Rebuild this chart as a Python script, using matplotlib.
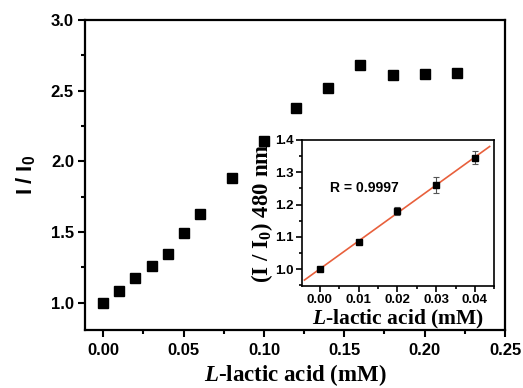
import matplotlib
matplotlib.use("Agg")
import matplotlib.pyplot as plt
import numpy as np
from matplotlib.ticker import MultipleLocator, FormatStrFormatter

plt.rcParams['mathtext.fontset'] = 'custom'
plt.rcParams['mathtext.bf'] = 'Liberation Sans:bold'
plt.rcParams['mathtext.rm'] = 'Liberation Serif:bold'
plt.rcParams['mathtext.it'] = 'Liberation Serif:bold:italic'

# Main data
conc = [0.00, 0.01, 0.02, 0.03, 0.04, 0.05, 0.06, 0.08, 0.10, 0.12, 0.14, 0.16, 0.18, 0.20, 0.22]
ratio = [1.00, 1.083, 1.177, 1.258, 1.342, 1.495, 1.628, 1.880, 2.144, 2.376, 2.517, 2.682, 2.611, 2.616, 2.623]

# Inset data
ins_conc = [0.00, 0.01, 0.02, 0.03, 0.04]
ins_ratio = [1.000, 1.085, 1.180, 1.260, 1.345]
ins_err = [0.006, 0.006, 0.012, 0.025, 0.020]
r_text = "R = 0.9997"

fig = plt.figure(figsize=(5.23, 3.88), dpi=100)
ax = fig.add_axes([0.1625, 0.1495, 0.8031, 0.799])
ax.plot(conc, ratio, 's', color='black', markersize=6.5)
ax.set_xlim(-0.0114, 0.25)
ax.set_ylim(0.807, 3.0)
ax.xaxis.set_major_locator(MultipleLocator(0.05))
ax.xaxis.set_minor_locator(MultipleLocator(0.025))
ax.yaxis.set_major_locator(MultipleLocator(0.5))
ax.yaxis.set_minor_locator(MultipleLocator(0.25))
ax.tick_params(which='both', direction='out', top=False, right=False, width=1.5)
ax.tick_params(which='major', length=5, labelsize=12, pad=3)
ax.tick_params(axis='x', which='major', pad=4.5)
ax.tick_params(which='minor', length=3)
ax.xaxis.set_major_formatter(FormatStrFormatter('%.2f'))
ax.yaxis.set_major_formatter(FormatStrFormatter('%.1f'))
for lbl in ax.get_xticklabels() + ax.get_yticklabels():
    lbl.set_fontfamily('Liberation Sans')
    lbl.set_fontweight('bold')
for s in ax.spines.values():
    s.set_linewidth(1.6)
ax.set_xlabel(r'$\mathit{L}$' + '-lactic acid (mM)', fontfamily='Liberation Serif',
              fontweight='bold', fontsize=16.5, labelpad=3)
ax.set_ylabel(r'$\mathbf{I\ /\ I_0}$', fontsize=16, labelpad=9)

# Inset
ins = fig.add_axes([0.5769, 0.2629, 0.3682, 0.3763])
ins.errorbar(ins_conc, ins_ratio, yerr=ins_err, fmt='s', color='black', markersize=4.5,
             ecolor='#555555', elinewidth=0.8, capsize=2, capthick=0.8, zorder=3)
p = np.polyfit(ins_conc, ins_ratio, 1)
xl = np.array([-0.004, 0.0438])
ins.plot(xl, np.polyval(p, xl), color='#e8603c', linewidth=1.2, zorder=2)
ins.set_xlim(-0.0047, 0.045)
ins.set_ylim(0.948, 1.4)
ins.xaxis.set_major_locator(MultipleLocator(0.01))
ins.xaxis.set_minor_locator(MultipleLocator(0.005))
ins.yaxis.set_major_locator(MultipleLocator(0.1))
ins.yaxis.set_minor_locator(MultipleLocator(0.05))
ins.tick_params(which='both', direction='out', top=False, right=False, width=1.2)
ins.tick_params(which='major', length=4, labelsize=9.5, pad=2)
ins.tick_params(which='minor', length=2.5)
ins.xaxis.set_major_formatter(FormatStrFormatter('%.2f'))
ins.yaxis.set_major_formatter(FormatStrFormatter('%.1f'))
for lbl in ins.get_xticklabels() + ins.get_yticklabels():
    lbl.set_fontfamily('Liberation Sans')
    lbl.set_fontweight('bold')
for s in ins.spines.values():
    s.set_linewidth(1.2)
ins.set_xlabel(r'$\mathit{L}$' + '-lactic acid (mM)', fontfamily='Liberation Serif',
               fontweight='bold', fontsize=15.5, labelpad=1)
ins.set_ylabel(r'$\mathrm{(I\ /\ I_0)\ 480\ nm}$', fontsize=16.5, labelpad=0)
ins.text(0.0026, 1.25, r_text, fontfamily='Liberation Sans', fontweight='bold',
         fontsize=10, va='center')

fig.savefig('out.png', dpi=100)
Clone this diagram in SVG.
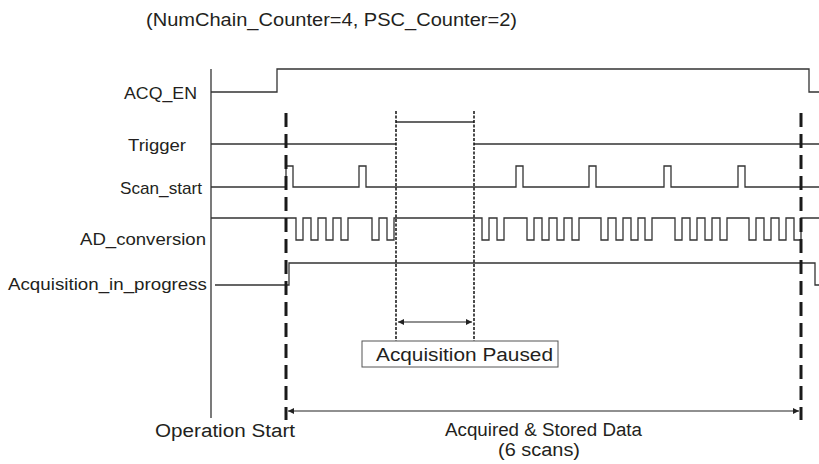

------------------------------------------------------------

## Written problem
Give again, word for word, every line from the top of the data above to the line holding "plt.rcParams['mathtext.it'] = 'Liberation", inclusive, with the pictures left out.

## Exercise result
Rebuild this chart as a Python script, using matplotlib.
import matplotlib
matplotlib.use("Agg")
import matplotlib.pyplot as plt
import numpy as np
from matplotlib.ticker import MultipleLocator, FormatStrFormatter

plt.rcParams['mathtext.fontset'] = 'custom'
plt.rcParams['mathtext.bf'] = 'Liberation Sans:bold'
plt.rcParams['mathtext.rm'] = 'Liberation Serif:bold'
plt.rcParams['mathtext.it'] = 'Liberation Serif:bold:italic'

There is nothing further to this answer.